Crossing Matrices of Positive Braids

TL;DR

This paper studies the crossing matrices of positive braids, characterizes their structure, and provides an algorithm to determine all positive braids with a given crossing matrix.

Contribution

It introduces a finite algorithm to identify all positive braids corresponding to a specific crossing matrix, advancing understanding of braid structures.

Findings

Characterization of crossing matrices for positive braids

Development of an algorithm to find all positive braids with a given crossing matrix

Insights into the structure of positive braid crossing matrices

Abstract

The crossing matrix of a braid on $N$ strands is the $N\times N$ integer matrix with zero diagonal whose $i,j$ entry is the algebraic number (positive minus negative) of crossings by strand $i$ over strand $j$ . When restricted to the subgroup of pure braids, this defines a homomorphism onto the additive subgroup of $N\times N$ symmetric integer matrices with zero diagonal--in fact, it represents the abelianization of this subgroup.
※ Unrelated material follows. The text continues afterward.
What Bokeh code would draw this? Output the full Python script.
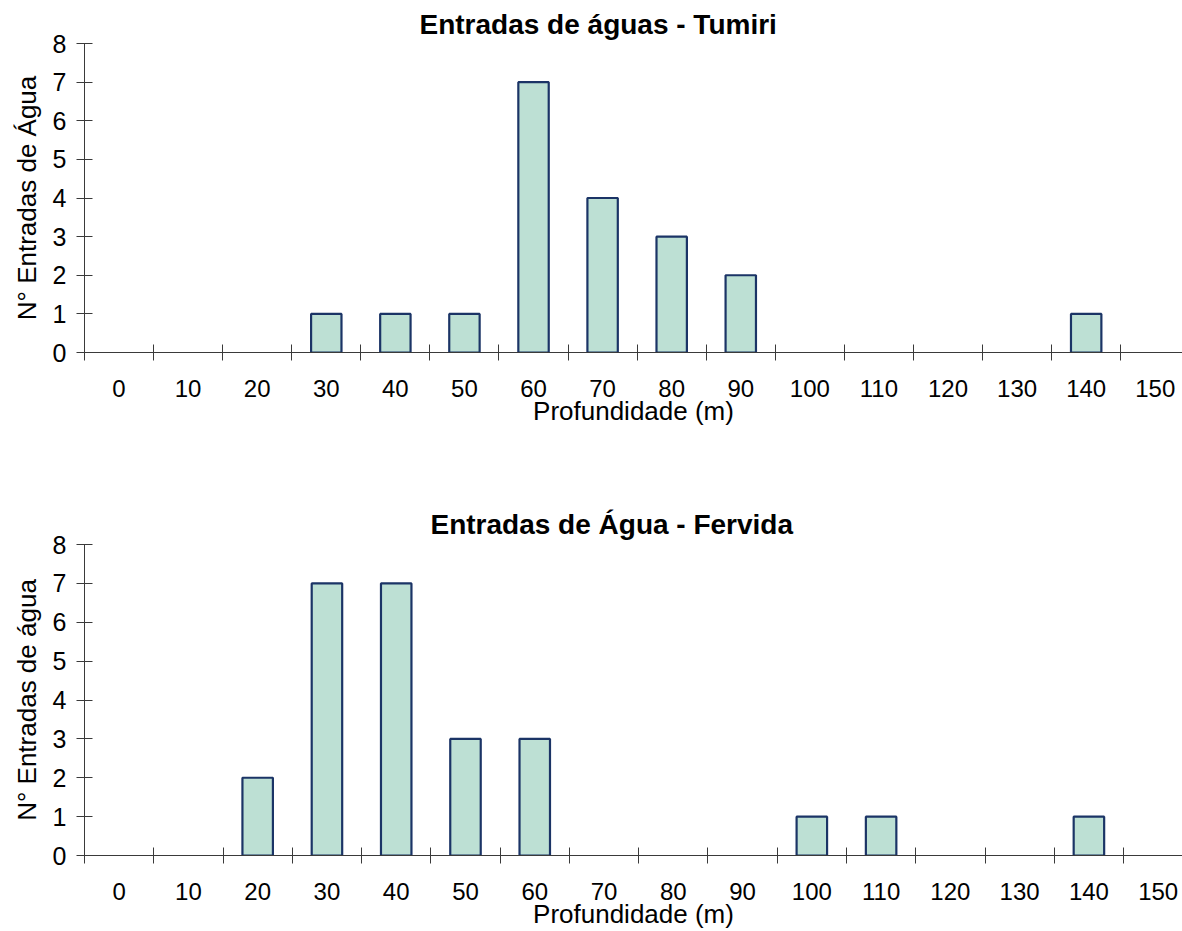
from bokeh.plotting import figure
from bokeh.layouts import column
from bokeh.models import Range1d, FixedTicker, Title, ColumnDataSource
from bokeh.embed import file_html
from bokeh.resources import INLINE

# Depth classes (m) and number of water entries per class
depths = [0, 10, 20, 30, 40, 50, 60, 70, 80, 90, 100, 110, 120, 130, 140, 150]
tumiri = [0, 0, 0, 1, 1, 1, 7, 4, 3, 2, 0, 0, 0, 0, 1, 0]
fervida = [0, 0, 2, 7, 7, 3, 3, 0, 0, 0, 1, 1, 0, 0, 1, 0]

title_tumiri = "Entradas de águas - Tumiri"
title_fervida = "Entradas de Água - Fervida"
ylabel_tumiri = "N° Entradas de Água"
ylabel_fervida = "N° Entradas de água"
xlabel = "Profundidade (m)"
y_ticks = [0, 1, 2, 3, 4, 5, 6, 7, 8]

FONT = "Liberation Sans"
FILL = "#bde0d4"
EDGE = "#1b3466"
AXIS = "#3a3a3a"
WIDTH = 1182


def make_panel(values, title, ylabel, height, border_left, border_top,
               border_bottom, x_end, title_offset, title_standoff):
    centers = [i + 0.5 for i in range(len(depths))]
    bounds = [float(i) for i in range(len(depths))]
    keep = [i for i, v in enumerate(values) if v > 0]
    src = ColumnDataSource(dict(
        x=[centers[i] for i in keep],
        top=[values[i] for i in keep],
    ))

    p = figure(width=WIDTH, height=height, output_backend="svg",
               toolbar_location=None, tools="",
               x_range=Range1d(0, x_end), y_range=Range1d(0, 8),
               min_border_left=border_left, min_border_right=0,
               min_border_top=border_top, min_border_bottom=border_bottom)
    p.outline_line_color = None
    p.background_fill_color = "white"
    p.border_fill_color = "white"
    p.xgrid.visible = False
    p.ygrid.visible = False

    p.vbar(x="x", top="top", width=0.44, bottom=0, source=src,
           fill_color=FILL, line_color=EDGE, line_width=2.2)

    # x axis: labels at class centres, tick marks between classes
    xa = p.xaxis[0]
    xa.ticker = FixedTicker(ticks=centers, minor_ticks=bounds)
    xa.major_label_overrides = {c: str(d) for c, d in zip(centers, depths)}
    xa.major_tick_in = 0
    xa.major_tick_out = 0
    xa.minor_tick_in = 8
    xa.minor_tick_out = 8
    xa.minor_tick_line_color = AXIS
    xa.axis_line_color = AXIS
    xa.major_label_text_font = FONT
    xa.major_label_text_font_size = "24px"
    xa.major_label_text_color = "black"
    xa.major_label_standoff = 19
    xa.axis_label = xlabel
    xa.axis_label_text_font = FONT
    xa.axis_label_text_font_size = "26px"
    xa.axis_label_text_font_style = "normal"
    xa.axis_label_text_color = "black"
    xa.axis_label_standoff = -4

    ya = p.yaxis[0]
    ya.ticker = FixedTicker(ticks=y_ticks, minor_ticks=[])
    ya.major_tick_in = 8
    ya.major_tick_out = 8
    ya.major_tick_line_color = AXIS
    ya.axis_line_color = AXIS
    ya.major_label_text_font = FONT
    ya.major_label_text_font_size = "25px"
    ya.major_label_text_color = "black"
    ya.major_label_standoff = 10
    ya.axis_label = ylabel
    ya.axis_label_text_font = FONT
    ya.axis_label_text_font_size = "26px"
    ya.axis_label_text_font_style = "normal"
    ya.axis_label_text_color = "black"
    ya.axis_label_standoff = 8

    p.add_layout(Title(text=title, align="left", offset=title_offset,
                       standoff=title_standoff, text_font=FONT,
                       text_font_size="28px", text_font_style="bold",
                       text_color="black"), "above")
    return p


top = make_panel(tumiri, title_tumiri, ylabel_tumiri, height=470,
                 border_left=81, border_top=43, border_bottom=118,
                 x_end=(WIDTH - 81) / 69.27, title_offset=335, title_standoff=7)
bottom = make_panel(fervida, title_fervida, ylabel_fervida, height=461,
                    border_left=84, border_top=74, border_bottom=74,
                    x_end=(WIDTH - 84) / 69.27, title_offset=346, title_standoff=9)

layout = column(top, bottom, spacing=0)
open("out.html", "w").write(file_html(layout, INLINE))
As a function on the whole $N$-braid group, it is a derivation defined by the action of the symmetric group on square matrices. The set of all crossing matrices can be described using the natural decomposition of any braid as the product of a pure braid with a `permutation braid' in the sense of Thurston, but the subset of crossing matrices for positive braids is harder to describe. We formulate a finite algorithm which exhibits all positive braids with a given crossing matrix, if any exist, or declares that there are none.